B. CONVICTION AND SENTENCE

Defendant was convicted of first degree murder (§ 187) and second degree robbery (§ 211). In addition, the jury found true the allegation that a principal was armed with a firearm (§ 12022, subd. (a)(1)). He was sentenced to 26 years to life. On July 25, 2012, we affirmed the convictions.

C. PETITION

Defendant filed the Petition on January 7, 2019. He contended an information was filed against him that allowed the prosecution to proceed under a theory of felony murder or murder under the natural and probable consequences theory, and he was convicted at trial under either of these theories. He further alleged he could not be convicted of first degree murder after the changes made to sections 188 and 189 effective January 1, 2019. He insisted he was not the actual killer and was not a major participant in the felony. The Petition was dismissed by the trial court based on it concluding that Sen. No. 1437 was unconstitutional.

D. PRIOR APPELLATE PROCEEDINGS

Defendant filed an appeal based on the trial court concluding that Sen. No. 1437 was unconstitutional. This court found that Sen. No. 1437 was constitutional and remanded to the trial court for it to consider the Petition on its merits. The matter was remanded. The trial court summarily denied the Petition concluding that defendant's conviction was based on an aiding and abetting theory, which would support his murder conviction under the current law. Defendant again appealed. This court concluded that the record of conviction did not demonstrate, as a matter of law, that the jury convicted defendant under a theory of murder that remains valid after the enactment of Sen. No. 1437. On the record, it was not possible to conclude as a matter of law that the jury convicted defendant only on a direct aiding and abetting theory and not under the felony-murder rule. We concluded that the trial court erred by summarily denying the Petition and we remanded in order for the trial court to conduct an evidentiary hearing.

E. PROCEEDINGS UPON REMAND AND RULING

Upon remand, the People requested that the trial court take judicial notice of the record of conviction. The People also filed a motion to deny the Petition. They alleged that the People proceeded on two theories of murder: felony murder; and willful, deliberate and premeditated murder. They contended that the record of conviction provided ample evidence that defendant was a major participant or acted with reckless indifference to human life. The evidence supported that only defendant and Satcher were present at the crime scene. It was difficult to believe that Satcher carried Duncan by himself to the spot where she was shot. Defendant facilitated the strangulation and shooting by driving off the freeway to a remote location. Defendant took $40 that was taken from Duncan. Further, he returned a week later to Barstow to hang out with Satcher. It was inconceivable that defendant had not known of the plan to rob and kill Duncan. Further, he could be found guilty of aiding and abetting the murder.
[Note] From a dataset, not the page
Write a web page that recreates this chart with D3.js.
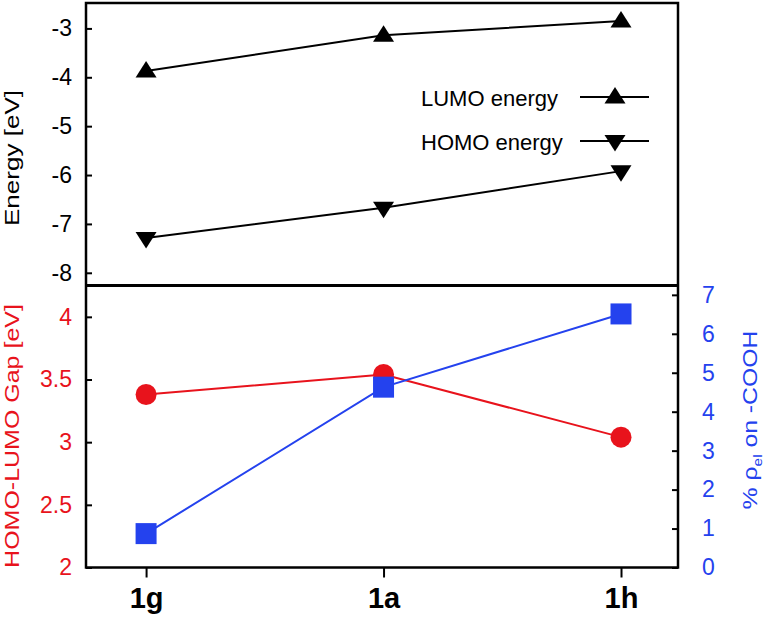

Defendant filed a memorandum of points and authorities in support of the Petition on June 23, 2022. He contended that since the trial transcripts did not provide proof beyond a reasonable doubt that defendant was the killer, possessed the intent to kill, or acted as a major participant with reckless indifference to life, the court should grant the Petition. The prosecution never argued at trial that defendant was an aider and abettor; the argument focused on defendant being guilty of robbery, and therefore, murder under the felony-murder rule. He was not a major participant and did not act with reckless indifference to life. The evidence did not support that defendant helped plan the robbery, provided the weapon, knew a weapon would be used during the robbery, or that he was in a position to stop the murder committed by Satcher and two other persons.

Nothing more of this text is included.